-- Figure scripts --
══════════
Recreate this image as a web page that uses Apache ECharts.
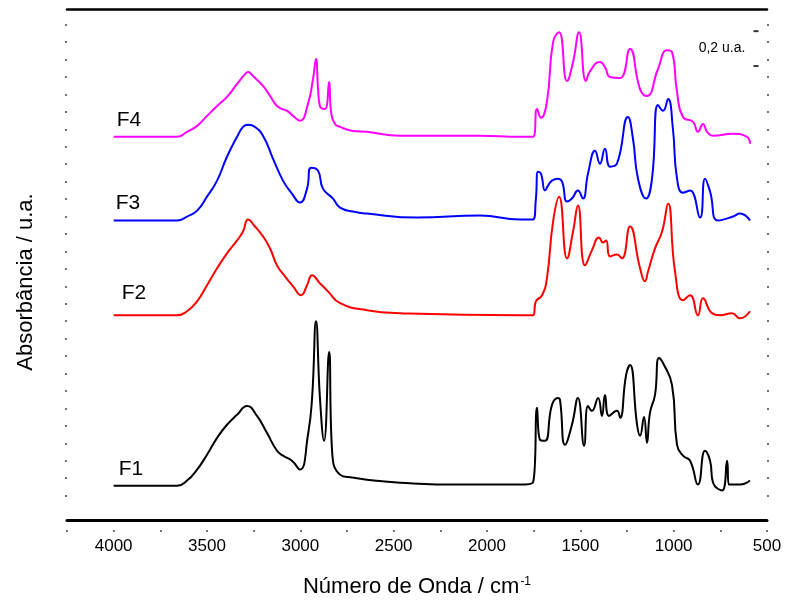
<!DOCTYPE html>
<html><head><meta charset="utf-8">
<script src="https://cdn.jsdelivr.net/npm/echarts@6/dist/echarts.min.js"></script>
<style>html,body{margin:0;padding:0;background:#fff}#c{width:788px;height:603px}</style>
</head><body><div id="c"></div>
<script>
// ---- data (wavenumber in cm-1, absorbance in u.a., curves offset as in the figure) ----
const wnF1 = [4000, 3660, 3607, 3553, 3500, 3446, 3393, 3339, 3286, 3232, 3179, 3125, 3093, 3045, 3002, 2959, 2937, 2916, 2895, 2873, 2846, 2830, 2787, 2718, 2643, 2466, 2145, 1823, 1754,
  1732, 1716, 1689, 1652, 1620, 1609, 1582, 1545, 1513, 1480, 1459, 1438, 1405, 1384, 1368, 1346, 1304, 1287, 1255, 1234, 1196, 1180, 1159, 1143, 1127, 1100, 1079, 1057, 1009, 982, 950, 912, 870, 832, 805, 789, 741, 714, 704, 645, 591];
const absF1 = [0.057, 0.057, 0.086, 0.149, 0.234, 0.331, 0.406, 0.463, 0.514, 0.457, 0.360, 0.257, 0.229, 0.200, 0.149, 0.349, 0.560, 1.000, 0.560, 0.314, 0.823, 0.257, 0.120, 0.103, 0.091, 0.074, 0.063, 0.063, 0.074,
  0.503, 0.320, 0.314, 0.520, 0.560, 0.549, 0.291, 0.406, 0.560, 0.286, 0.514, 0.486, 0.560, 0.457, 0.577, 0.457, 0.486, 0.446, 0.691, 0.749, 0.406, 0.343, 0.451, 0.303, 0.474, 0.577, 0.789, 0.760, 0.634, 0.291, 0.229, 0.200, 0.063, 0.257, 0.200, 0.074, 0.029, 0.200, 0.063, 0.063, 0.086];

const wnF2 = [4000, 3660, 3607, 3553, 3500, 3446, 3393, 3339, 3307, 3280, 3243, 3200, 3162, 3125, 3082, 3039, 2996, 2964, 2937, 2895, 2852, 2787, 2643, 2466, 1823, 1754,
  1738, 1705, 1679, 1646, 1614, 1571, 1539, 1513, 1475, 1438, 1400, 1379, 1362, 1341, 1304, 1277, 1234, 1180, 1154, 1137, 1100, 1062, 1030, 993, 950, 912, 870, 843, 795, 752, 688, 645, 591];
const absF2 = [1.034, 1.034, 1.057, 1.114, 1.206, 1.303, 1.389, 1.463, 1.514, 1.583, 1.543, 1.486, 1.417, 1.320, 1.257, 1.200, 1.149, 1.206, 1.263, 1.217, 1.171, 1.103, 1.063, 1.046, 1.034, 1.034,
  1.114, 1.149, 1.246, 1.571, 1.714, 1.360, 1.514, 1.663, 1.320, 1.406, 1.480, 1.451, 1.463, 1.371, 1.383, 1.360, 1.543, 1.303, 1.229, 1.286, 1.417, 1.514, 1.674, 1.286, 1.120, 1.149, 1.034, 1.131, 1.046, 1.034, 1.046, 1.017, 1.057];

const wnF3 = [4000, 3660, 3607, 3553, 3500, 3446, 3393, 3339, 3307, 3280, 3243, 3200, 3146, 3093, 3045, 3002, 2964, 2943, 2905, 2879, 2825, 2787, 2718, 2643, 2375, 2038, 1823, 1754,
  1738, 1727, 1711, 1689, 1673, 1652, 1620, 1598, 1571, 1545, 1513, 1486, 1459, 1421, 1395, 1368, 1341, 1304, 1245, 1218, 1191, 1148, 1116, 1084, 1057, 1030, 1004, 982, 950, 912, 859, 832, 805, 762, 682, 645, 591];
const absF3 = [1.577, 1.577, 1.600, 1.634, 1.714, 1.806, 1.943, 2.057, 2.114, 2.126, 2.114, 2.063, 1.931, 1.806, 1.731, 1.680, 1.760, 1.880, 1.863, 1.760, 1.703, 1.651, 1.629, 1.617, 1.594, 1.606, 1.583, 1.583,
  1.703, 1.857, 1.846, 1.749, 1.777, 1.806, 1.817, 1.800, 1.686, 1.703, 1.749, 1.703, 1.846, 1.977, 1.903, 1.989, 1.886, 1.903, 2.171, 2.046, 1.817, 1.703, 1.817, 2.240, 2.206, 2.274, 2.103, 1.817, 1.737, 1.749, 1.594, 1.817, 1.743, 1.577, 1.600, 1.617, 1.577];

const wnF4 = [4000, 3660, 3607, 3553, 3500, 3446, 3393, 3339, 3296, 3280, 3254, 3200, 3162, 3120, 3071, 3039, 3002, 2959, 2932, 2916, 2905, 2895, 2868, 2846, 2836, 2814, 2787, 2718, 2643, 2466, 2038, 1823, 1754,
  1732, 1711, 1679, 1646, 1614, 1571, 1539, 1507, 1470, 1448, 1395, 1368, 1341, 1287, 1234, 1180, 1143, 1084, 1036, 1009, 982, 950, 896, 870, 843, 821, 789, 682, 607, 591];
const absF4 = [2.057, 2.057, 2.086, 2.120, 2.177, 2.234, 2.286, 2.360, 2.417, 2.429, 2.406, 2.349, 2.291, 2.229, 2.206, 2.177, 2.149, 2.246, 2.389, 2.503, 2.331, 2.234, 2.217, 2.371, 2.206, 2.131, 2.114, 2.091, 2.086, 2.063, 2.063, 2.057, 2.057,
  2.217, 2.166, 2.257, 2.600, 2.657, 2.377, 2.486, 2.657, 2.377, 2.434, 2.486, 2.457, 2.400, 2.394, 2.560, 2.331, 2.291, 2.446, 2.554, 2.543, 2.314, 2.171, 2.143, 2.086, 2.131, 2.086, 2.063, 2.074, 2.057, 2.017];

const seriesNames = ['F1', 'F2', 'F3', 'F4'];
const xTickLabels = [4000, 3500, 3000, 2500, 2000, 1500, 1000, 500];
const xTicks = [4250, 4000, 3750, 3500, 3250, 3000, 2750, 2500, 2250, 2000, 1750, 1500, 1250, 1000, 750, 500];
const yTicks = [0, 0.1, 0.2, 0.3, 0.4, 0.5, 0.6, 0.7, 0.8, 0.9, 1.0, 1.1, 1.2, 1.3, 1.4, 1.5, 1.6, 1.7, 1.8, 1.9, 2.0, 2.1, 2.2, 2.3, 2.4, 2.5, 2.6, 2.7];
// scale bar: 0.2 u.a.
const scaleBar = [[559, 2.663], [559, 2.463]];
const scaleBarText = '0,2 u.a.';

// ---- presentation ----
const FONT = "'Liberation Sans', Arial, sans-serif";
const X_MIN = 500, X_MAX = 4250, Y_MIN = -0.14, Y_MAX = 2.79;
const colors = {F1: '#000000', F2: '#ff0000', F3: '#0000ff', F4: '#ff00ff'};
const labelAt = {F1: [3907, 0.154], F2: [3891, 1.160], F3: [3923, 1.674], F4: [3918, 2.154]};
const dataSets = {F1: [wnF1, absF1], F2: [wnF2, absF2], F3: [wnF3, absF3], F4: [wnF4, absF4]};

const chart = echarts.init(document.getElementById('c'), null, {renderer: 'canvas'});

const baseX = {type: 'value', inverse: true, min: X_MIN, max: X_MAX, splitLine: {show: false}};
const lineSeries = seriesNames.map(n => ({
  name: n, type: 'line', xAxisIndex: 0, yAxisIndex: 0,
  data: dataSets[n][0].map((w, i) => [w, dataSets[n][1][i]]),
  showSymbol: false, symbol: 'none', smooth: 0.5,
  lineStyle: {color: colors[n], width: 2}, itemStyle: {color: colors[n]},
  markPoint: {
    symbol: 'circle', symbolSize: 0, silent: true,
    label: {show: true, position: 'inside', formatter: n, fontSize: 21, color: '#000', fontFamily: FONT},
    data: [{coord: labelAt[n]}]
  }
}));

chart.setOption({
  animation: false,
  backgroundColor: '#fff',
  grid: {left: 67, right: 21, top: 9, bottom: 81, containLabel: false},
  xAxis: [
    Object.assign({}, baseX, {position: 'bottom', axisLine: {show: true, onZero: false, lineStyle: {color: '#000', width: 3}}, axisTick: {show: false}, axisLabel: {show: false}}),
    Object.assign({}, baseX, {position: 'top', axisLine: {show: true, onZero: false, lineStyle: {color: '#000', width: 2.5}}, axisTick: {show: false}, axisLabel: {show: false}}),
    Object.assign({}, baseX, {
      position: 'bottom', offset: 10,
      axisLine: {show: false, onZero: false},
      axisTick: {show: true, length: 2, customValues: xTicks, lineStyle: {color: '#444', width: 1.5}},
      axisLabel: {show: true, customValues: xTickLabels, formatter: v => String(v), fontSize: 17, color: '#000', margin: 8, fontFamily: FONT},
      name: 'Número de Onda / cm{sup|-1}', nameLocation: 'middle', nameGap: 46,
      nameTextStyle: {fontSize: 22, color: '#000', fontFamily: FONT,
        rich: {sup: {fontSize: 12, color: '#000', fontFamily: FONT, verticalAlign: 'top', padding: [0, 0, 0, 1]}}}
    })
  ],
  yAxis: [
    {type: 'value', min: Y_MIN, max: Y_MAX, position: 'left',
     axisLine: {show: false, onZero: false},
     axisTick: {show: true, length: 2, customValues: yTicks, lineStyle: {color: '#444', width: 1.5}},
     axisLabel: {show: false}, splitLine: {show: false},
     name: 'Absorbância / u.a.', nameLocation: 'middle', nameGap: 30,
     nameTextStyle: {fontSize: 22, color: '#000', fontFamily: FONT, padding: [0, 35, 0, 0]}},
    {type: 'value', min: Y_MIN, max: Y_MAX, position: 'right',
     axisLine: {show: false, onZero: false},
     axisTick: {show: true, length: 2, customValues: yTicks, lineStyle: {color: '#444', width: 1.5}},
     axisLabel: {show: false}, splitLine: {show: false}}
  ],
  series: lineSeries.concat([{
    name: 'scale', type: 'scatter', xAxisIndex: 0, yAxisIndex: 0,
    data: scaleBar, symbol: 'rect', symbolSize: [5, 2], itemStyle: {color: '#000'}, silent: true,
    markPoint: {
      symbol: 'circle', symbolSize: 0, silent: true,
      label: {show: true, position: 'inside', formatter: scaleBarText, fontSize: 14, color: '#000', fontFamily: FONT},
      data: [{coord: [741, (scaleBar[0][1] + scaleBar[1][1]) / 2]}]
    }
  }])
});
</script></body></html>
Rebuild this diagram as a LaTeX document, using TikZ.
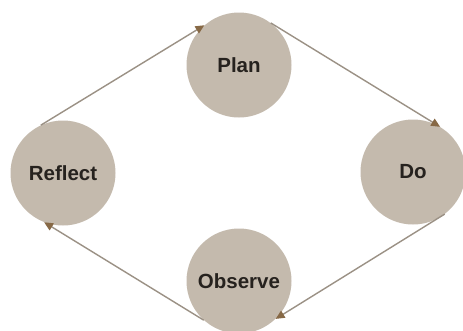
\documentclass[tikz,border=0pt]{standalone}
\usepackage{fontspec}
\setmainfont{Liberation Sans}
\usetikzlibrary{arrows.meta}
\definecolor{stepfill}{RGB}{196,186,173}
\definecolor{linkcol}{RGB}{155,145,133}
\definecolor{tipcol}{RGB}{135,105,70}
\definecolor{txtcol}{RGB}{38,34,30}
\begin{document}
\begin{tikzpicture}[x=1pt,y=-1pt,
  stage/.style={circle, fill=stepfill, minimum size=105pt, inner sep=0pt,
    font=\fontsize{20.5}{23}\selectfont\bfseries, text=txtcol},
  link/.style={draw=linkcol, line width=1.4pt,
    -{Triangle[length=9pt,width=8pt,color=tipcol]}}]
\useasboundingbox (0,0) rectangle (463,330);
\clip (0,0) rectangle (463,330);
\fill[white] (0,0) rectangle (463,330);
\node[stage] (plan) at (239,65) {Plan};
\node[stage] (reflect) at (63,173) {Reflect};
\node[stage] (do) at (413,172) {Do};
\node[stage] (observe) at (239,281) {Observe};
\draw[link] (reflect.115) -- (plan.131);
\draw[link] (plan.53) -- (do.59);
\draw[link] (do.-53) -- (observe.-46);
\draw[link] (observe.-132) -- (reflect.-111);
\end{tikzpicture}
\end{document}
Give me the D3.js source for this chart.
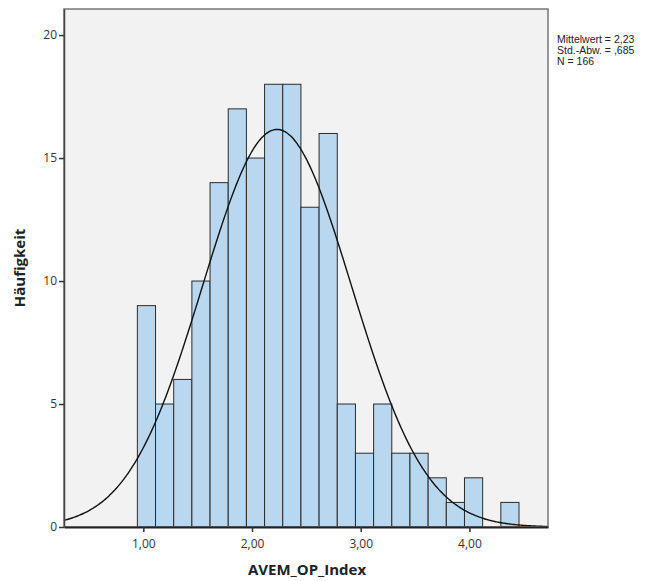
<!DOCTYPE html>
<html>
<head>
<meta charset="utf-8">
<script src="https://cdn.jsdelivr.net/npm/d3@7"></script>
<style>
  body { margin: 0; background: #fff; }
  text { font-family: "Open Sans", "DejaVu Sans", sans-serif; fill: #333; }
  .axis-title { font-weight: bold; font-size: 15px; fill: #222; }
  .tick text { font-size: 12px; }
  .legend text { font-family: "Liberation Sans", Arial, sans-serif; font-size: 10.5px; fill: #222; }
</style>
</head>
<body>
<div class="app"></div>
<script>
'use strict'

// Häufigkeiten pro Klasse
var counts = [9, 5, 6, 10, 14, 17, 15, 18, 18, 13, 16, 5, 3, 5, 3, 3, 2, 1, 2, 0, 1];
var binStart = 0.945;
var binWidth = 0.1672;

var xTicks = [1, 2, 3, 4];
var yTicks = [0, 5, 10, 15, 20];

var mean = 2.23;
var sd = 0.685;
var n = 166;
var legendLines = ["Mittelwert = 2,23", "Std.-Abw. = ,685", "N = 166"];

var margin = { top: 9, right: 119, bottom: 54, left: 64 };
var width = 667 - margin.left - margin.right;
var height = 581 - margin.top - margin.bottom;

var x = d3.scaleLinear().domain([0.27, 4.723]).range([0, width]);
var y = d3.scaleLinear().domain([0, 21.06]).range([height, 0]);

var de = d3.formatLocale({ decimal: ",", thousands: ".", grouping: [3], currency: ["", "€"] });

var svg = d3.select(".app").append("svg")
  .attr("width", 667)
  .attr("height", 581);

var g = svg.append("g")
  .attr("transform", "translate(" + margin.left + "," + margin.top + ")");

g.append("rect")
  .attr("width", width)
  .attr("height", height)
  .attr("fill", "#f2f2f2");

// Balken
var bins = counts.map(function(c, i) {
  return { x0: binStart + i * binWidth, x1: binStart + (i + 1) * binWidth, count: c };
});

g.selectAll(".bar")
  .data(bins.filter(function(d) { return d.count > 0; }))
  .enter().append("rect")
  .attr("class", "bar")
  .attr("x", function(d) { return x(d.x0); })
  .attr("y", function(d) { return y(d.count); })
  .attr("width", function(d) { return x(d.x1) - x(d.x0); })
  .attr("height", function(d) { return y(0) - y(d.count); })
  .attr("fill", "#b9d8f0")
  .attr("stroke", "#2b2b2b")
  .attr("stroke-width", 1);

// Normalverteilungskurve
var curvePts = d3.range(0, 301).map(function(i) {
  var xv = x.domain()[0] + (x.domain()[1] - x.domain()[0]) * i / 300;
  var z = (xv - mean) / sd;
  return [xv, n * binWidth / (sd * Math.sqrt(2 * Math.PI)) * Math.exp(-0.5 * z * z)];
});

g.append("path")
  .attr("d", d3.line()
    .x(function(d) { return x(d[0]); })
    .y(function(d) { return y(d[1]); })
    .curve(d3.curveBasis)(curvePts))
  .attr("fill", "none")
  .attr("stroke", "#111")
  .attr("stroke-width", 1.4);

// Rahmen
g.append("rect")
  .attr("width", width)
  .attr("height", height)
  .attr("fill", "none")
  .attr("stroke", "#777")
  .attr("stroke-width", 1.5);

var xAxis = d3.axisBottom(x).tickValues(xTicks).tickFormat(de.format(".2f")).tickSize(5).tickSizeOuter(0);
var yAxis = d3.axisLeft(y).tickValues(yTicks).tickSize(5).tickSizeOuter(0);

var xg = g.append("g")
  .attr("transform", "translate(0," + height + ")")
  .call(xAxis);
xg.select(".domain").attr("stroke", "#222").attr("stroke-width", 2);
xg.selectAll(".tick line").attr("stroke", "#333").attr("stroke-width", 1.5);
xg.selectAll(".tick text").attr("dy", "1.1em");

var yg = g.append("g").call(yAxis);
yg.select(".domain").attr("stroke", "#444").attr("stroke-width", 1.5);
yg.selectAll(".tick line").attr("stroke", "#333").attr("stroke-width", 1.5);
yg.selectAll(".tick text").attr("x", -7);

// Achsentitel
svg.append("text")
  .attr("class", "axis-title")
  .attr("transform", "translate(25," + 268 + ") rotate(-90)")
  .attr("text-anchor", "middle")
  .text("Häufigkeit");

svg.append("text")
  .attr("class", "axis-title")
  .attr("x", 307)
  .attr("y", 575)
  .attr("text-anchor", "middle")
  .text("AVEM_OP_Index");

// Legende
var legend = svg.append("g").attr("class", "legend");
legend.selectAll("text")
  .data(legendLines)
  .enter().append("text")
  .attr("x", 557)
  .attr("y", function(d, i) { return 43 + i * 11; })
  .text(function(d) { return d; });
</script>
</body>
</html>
══════════
-- What you will do --
State how many lines of the records above contain "this", with no words besides the number.

-- Task response --
3